I can't stop wanting to make a positive difference in the world.  I want to wake up filled with kindness and forgiveness and clarity.  And curiosity!  Who, pray tell, am I meant to be?  Is the answer from the Universe "Nothing"?Is the answer to it all "humility"?  No, I cannot find my way to humility.  Not now; not yet.  (Aye, there's the rub!) 
 Humility seems so boring to me at this stage of my life.  I equate it with a kind of surrender---one that will catapult me into failure and disappointment and expendability.  My darn ego is not ready to be expendable although I understand that we are---all of us---expendable.  But, please don't expend me yet, I tell myself.  I have a feeling that I have some purpose that I have not yet approached; a purpose I have neither achieved nor understood and I am stretching to find it, to figure it out.  I search. 

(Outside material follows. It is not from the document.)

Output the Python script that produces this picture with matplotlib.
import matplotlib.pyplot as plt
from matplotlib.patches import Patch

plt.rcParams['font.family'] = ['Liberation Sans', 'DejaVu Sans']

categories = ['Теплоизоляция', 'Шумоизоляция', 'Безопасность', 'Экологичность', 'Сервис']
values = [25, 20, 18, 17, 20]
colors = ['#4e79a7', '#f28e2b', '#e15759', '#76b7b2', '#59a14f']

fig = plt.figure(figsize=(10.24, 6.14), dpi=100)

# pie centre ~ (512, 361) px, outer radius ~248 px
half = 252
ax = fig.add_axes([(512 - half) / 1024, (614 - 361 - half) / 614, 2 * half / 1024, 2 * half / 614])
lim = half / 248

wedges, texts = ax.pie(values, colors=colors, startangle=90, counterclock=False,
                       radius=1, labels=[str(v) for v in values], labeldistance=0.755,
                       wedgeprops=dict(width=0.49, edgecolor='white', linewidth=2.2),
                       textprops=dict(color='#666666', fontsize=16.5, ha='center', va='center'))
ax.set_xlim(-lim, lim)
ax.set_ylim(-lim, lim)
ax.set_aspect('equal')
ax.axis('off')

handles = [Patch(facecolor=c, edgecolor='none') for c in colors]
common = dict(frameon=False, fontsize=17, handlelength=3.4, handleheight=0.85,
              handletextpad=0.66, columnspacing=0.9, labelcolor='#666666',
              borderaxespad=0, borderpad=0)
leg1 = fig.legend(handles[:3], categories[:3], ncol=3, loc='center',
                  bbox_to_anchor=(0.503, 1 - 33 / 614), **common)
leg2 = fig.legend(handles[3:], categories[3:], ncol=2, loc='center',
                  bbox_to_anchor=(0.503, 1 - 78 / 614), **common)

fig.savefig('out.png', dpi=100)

This search takes me to far away places on the planet and in my mind.  I stretch toward those distances...in an effort to make my life worthwhile---not merely to me, not to those who know me or like me, not to those I've helped or haven't harmed, not to those I've hurt...But to our World...

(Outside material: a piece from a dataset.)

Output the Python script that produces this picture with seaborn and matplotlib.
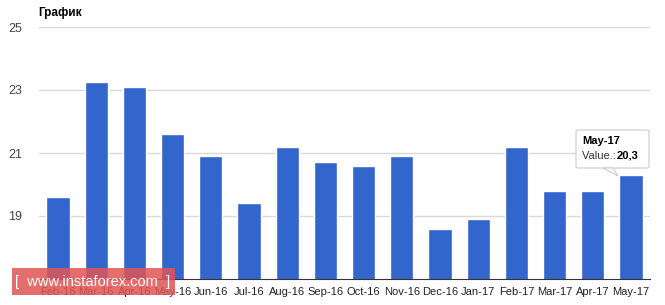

In the question is the answer/in the answer is the question.  (Think: yin/yang again) In the wrong space, the profound becomes trite and the trite...I am profoundly stuck...Still, I am moving through remarkable, opportunity-filled days, losing time and choices with every moment and choice. 
I am recalling a phrase from a child's prayer, one my mother taught me to say before going to sleep... "if I should die before I wake, I pray the Lord my soul to take."  Really?  Is that a nice thing to teach a child!  How many times did I recite those words before I figured out that I didn't want to assume my death might occur that night.  In fact I wanted to assume the opposite.  One more day, one more opportunity to figure it out.  One more chance to hold the world as it holds me.  One more day to begin to be...Or?